The second experience was the “Unruly Salon” series, co-created by my advisor, Professor Leslie Roman, and Geoff McMurchy. This series brought together world-renowned disability scholars and artists to challenge ideas of ableism and who dictates cultural creation, and push audiences to rethink equity and representation through a disability lens. I remember witnessing musicians, dancers, and comedians using the power of artistic expression to speak back to oppressive systems, while signaling a way forward through truth-telling, beauty, and humour.
Where has your education from the Faculty of Education taken you in your career?
The two experiences I mentioned above have helped shape my interests, my passions, and ultimately my career. All of my work, including in my current role at Inspirit, has been informed by a core principle from the disability rights movement: “Nothing about us without us.” Too often, paternalistic “solutions,” such as residential schools and disability asylums, have resulted in grievous harm. To begin to rectify this, people who have been historically marginalized need to be listened to with humility and power needs to be ceded to them so they can lead and actively shape new solutions.
The interdisciplinary nature of the SCPE program offered excellent training in thinking critically across sectors and issues. What are the familiar patterns — and differences — that exist in our education, legal, social service, or political systems? I’ve had the privilege of working with people, nation-wide, from a variety of fields; I love being able to see the connections between them, while appreciating the cultural and regional differences across communities and sectors. This keeps my work intellectually stimulating and helps me remain responsive and alert to the complexities that arise.
Where do issues of inclusion find a place in your life or at work?
Inclusion is a central tenet and goal of my current day-to-day work with Inspirit Foundation. Inspirit has a mandate to support pluralism and anti-racism in Canada, with a specific focus on fighting Islamophobia and advancing Indigenous reconciliation. I spend the majority of my time addressing issues related to racial, ethnic, and religious discrimination and mobilizing the Foundation’s resources to support systemic change that will enable Canada to become a truly inclusive country.
During my time with Inspirit, I’ve had the privilege to work with some incredible people and organizations like imagineNATIVE, which has been an groundbreaking platform for Indigenous cinema over the last twenty years, and the Silk Road Institute, a newer multi-disciplinary arts organization out of Montreal dedicated to amplifying diverse Muslim voices and stories.
I volunteer on nonprofit boards, including one focused on pushing the philanthropic sector in the U.S. and Canada to develop inclusive and innovative funding practices that support community-led solutions. I am also active in my faith community, which reminds me that the work of inclusion and community-building is always multigenerational and, in many ways, a daily spiritual practice.
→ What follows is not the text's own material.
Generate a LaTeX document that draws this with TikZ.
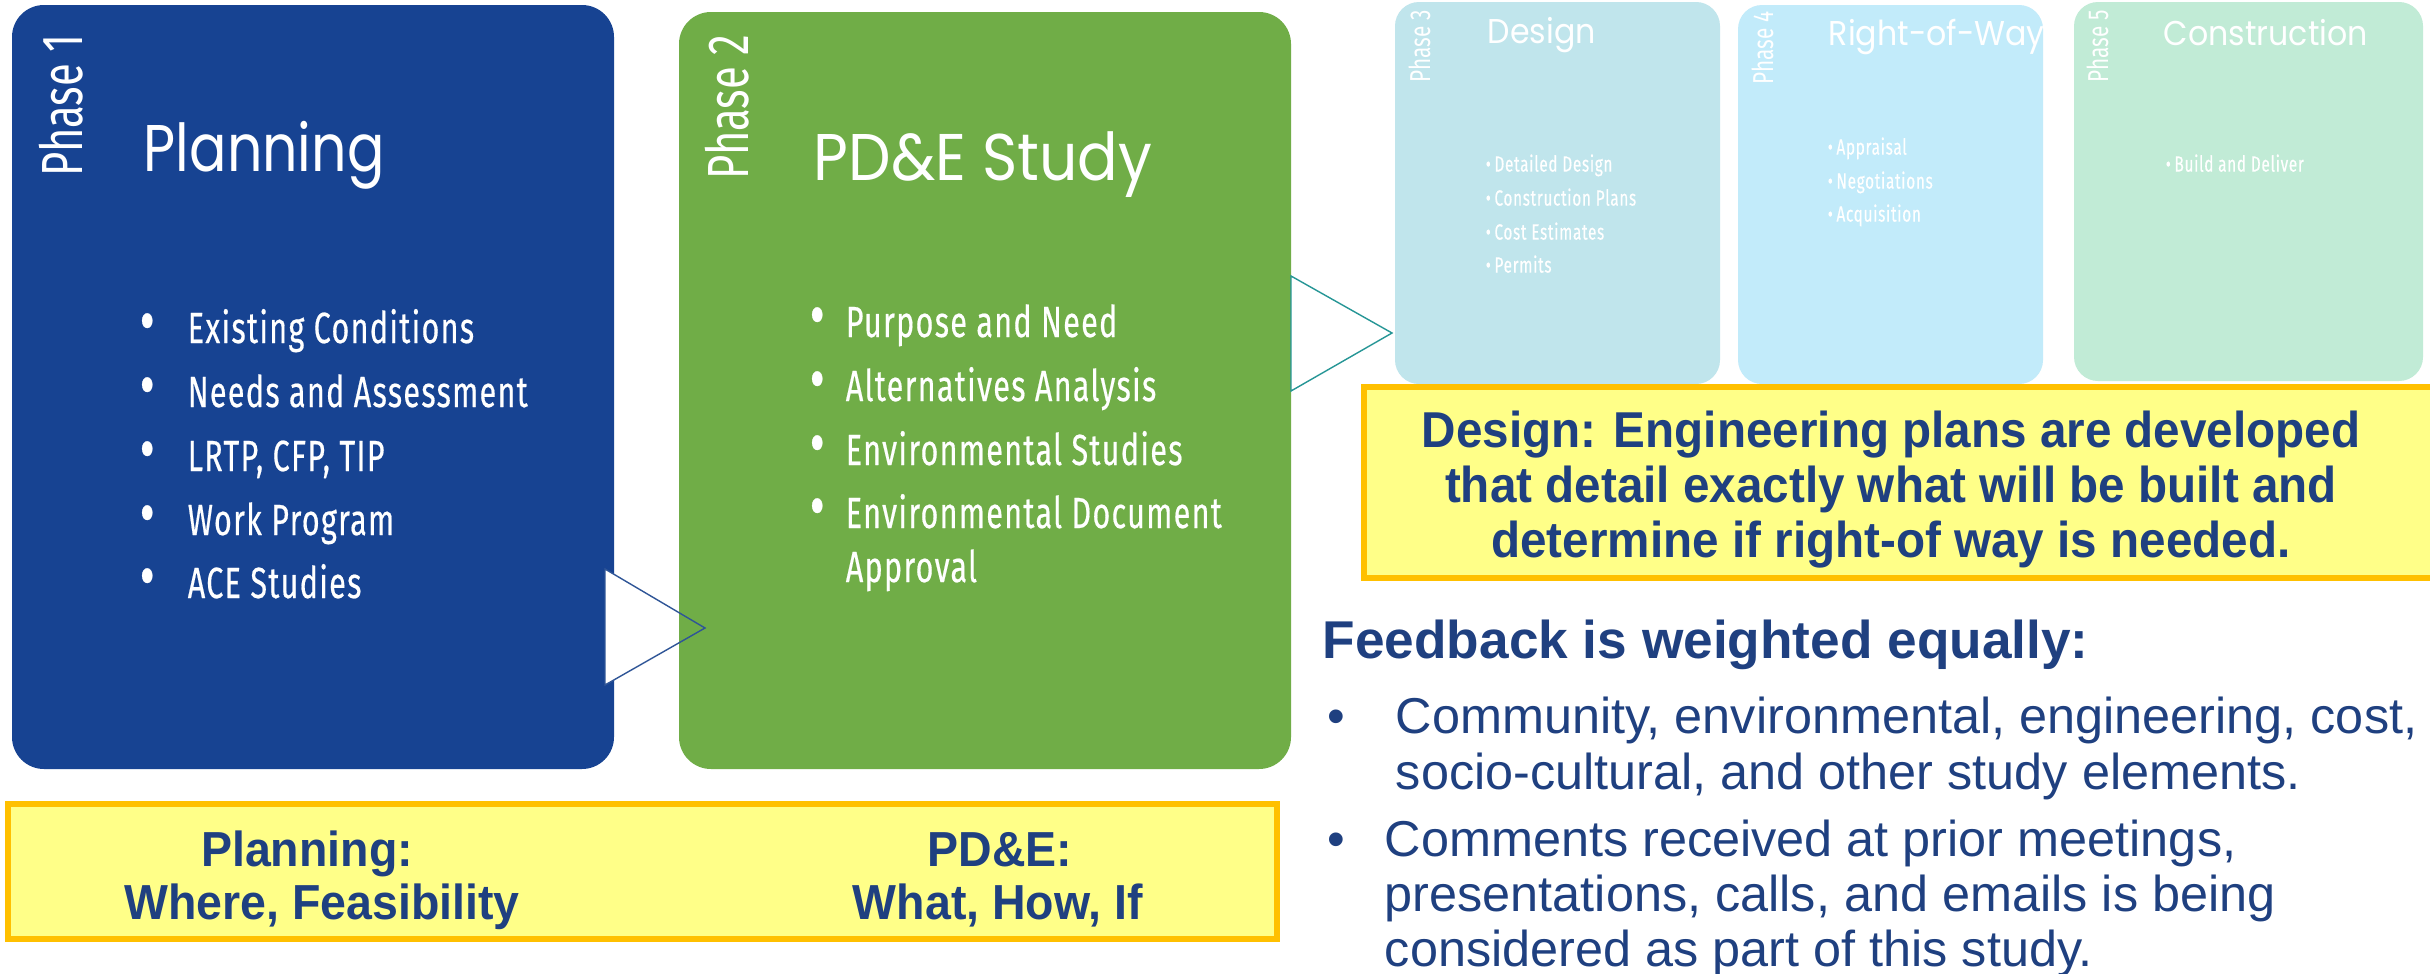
\documentclass[tikz,border=0pt]{standalone}
\usepackage{fontspec}
\setmainfont{Liberation Sans}
\newfontfamily\geoA[FakeStretch=0.84]{Poppins}
\newfontfamily\geoB[FakeStretch=0.91]{Poppins}
\newfontfamily\geoS[FakeStretch=0.92]{Poppins}
\newfontfamily\cond[FakeStretch=0.70,LetterSpace=3,FakeBold=0.4]{Fira Sans}
\newfontfamily\condl[FakeStretch=0.72]{Fira Sans}
\newfontfamily\arialn[FakeStretch=0.945]{Liberation Sans}
\definecolor{pblue}{RGB}{23,67,146}
\definecolor{pgreen}{RGB}{112,173,71}
\definecolor{pthree}{RGB}{192,229,236}
\definecolor{pfour}{RGB}{194,235,250}
\definecolor{pfive}{RGB}{193,235,214}
\definecolor{yfill}{RGB}{255,255,136}
\definecolor{yborder}{RGB}{255,192,0}
\definecolor{tblue}{RGB}{31,64,128}
\definecolor{arrblue}{RGB}{47,85,151}
\definecolor{arrteal}{RGB}{38,150,150}
\newcommand{\bigbul}{\scalebox{1.5}{\textbullet}}
\begin{document}
\begin{tikzpicture}[x=0.25pt,y=-0.25pt,
  bigbox/.style={rounded corners=8pt, inner sep=0pt, draw=none},
  smallbox/.style={rounded corners=6pt, inner sep=0pt, draw=none},
  ybox/.style={fill=yfill, draw=yborder, line width=1.5pt, inner sep=0pt},
  bigtitle/.style={inner sep=0pt, anchor=base west, text=white},
  smalltitle/.style={inner sep=0pt, anchor=base west, text=white, font=\geoS\fontsize{8.6}{10}\selectfont},
  phaselbl/.style={inner sep=0pt, rotate=90, anchor=west, text=white, text height=10pt, text depth=0pt, font=\condl\fontsize{14.5}{16}\selectfont},
  smallphase/.style={inner sep=0pt, rotate=90, anchor=west, text=white, text height=5pt, text depth=0pt, font=\condl\fontsize{7.2}{8}\selectfont},
  bitem/.style={inner sep=0pt, anchor=west, text=white, text height=7.5pt, text depth=0pt, font=\cond\fontsize{10.9}{12}\selectfont},
  sitem/.style={inner sep=0pt, anchor=west, text=white, text height=3.8pt, text depth=0pt, font=\cond\fontsize{5.5}{6}\selectfont},
  ytext/.style={inner sep=0pt, text=tblue, text height=9pt, text depth=0pt, font=\arialn\bfseries\fontsize{12.6}{14}\selectfont},
  btext/.style={inner sep=0pt, text=tblue, text height=8.8pt, text depth=0pt, font=\arialn\bfseries\fontsize{12.3}{14}\selectfont},
  ftext/.style={inner sep=0pt, anchor=west, text=tblue, text height=8.9pt, text depth=0pt, font=\fontsize{12.6}{14}\selectfont},
]
\useasboundingbox (0,0) rectangle (2430,974);
\fill[white] (0,0) rectangle (2430,974);

% Phase 1 box
\node[bigbox, fill=pblue, minimum width=150.5pt, minimum height=191pt] (p1) at (313,387) {};
% arrow 1 fill (under phase 2)
\coordinate (a1t) at (605,569);
\coordinate (a1b) at (605,685);
\coordinate (a1tip) at (705,628);
\fill[white] (a1t) -- (a1tip) -- (a1b) -- cycle;
% Phase 2 box
\node[bigbox, fill=pgreen, minimum width=153pt, minimum height=189.25pt] (p2) at (985,390.5) {};
\draw[arrblue, line width=0.35pt] (a1t) -- (a1tip) -- (a1b) -- cycle;

% Phase 3-5 boxes
\node[smallbox, fill=pthree, minimum width=81.25pt, minimum height=95.5pt] (p3) at (1557.5,193) {};
\node[smallbox, fill=pfour, minimum width=76.25pt, minimum height=94.75pt] (p4) at (1890.5,194.5) {};
\node[smallbox, fill=pfive, minimum width=87.25pt, minimum height=94.75pt] (p5) at (2248.5,191.5) {};

% arrow 2
\coordinate (a2t) at (1291,276);
\coordinate (a2b) at (1291,391);
\coordinate (a2tip) at (1392,333);
\draw[arrteal, fill=white, line width=0.35pt] (a2t) -- (a2tip) -- (a2b) -- cycle;

% Phase 1 content
\node[phaselbl] (ph1) at (62,177) {Phase 1};
\node[bigtitle, font=\geoA\fontsize{16.5}{18}\selectfont] (t1) at (143,171) {Planning};
\node[bitem] (b11) at (139,328) {\makebox[12pt][l]{\bigbul}Existing Conditions};
\node[bitem] (b12) at (139,392) {\makebox[12pt][l]{\bigbul}Needs and Assessment};
\node[bitem] (b13) at (139,456) {\makebox[12pt][l]{\bigbul}LRTP, CFP, TIP};
\node[bitem] (b14) at (139,520) {\makebox[12pt][l]{\bigbul}Work Program};
\node[bitem] (b15) at (139,583) {\makebox[12pt][l]{\bigbul}ACE Studies};

% Phase 2 content
\node[phaselbl] (ph2) at (728,180) {Phase 2};
\node[bigtitle, font=\geoB\fontsize{16.5}{18}\selectfont] (t2) at (813,180) {PD\&E Study};
\node[bitem] (b21) at (809,322) {\makebox[9pt][l]{\bigbul}Purpose and Need};
\node[bitem] (b22) at (809,386) {\makebox[9pt][l]{\bigbul}Alternatives Analysis};
\node[bitem] (b23) at (809,450) {\makebox[9pt][l]{\bigbul}Environmental Studies};
\node[bitem] (b24) at (809,513) {\makebox[9pt][l]{\bigbul}Environmental Document};
\node[bitem] (b25) at (809,567) {\makebox[9pt][l]{}Approval};

% Phase 3
\node[smallphase] (ph3) at (1420,83) {Phase 3};
\node[smalltitle] (t3) at (1487,43) {Design};
\node[sitem] (b31) at (1485,164) {\textbullet\,Detailed Design};
\node[sitem] (b32) at (1485,198) {\textbullet\,Construction Plans};
\node[sitem] (b33) at (1485,232) {\textbullet\,Cost Estimates};
\node[sitem] (b34) at (1485,265) {\textbullet\,Permits};

% Phase 4
\node[smallphase] (ph4) at (1763,85) {Phase 4};
\node[smalltitle] (t4) at (1828,45) {Right-of-Way};
\node[sitem] (b41) at (1827,147) {\textbullet\,Appraisal};
\node[sitem] (b42) at (1827,181) {\textbullet\,Negotiations};
\node[sitem] (b43) at (1827,214) {\textbullet\,Acquisition};

% Phase 5
\node[smallphase] (ph5) at (2098,83) {Phase 5};
\node[smalltitle] (t5) at (2163,45) {Construction};
\node[sitem] (b51) at (2165,164) {\textbullet\,Build and Deliver};

% Yellow design box
\node[ybox, minimum width=268pt, minimum height=47.75pt] (yd) at (1900,482.5) {};
\node[ytext] (yd1) at (1891,429) {Design: Engineering plans are developed};
\node[ytext] (yd2) at (1891,484) {that detail exactly what will be built and};
\node[ytext] (yd3) at (1891,539) {determine if right-of way is needed.};

% Feedback
\node[inner sep=0pt, anchor=west, text=tblue, text height=9.4pt, text depth=0pt, font=\bfseries\fontsize{13.3}{15}\selectfont] (fh) at (1322,640) {Feedback is weighted equally:};
\node[ftext] (fb1) at (1327,716) {\textbullet};
\node[ftext] (f11) at (1395,716) {Community, environmental, engineering, cost,};
\node[ftext] (f12) at (1395,772) {socio-cultural, and other study elements.};
\node[ftext] (fb2) at (1327,839) {\textbullet};
\node[ftext] (f21) at (1384,839) {Comments received at prior meetings,};
\node[ftext] (f22) at (1384,894) {presentations, calls, and emails is being};
\node[ftext] (f23) at (1384,949) {considered as part of this study.};

% Bottom yellow box
\node[ybox, minimum width=317.25pt, minimum height=33.75pt] (yb) at (642.5,871.5) {};
\node[btext] (yb1) at (307,849) {Planning:};
\node[btext] (yb2) at (322,902) {Where, Feasibility};
\node[btext] (yb3) at (1000,849) {PD\&E:};
\node[btext] (yb4) at (998,902) {What, How, If};
\end{tikzpicture}
\end{document}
Do you have any words of wisdom for current students? Any advice for newly graduated folks?
A mentor of mine once said, “Find a big problem to work on that will keep you busy for years!” To that I would add, stay curious. The big world problems have many angles and probably many different answers. Along the way, keep asking questions, strive to listen to people with care, and remain humble. It’s a gift to hear other people’s stories.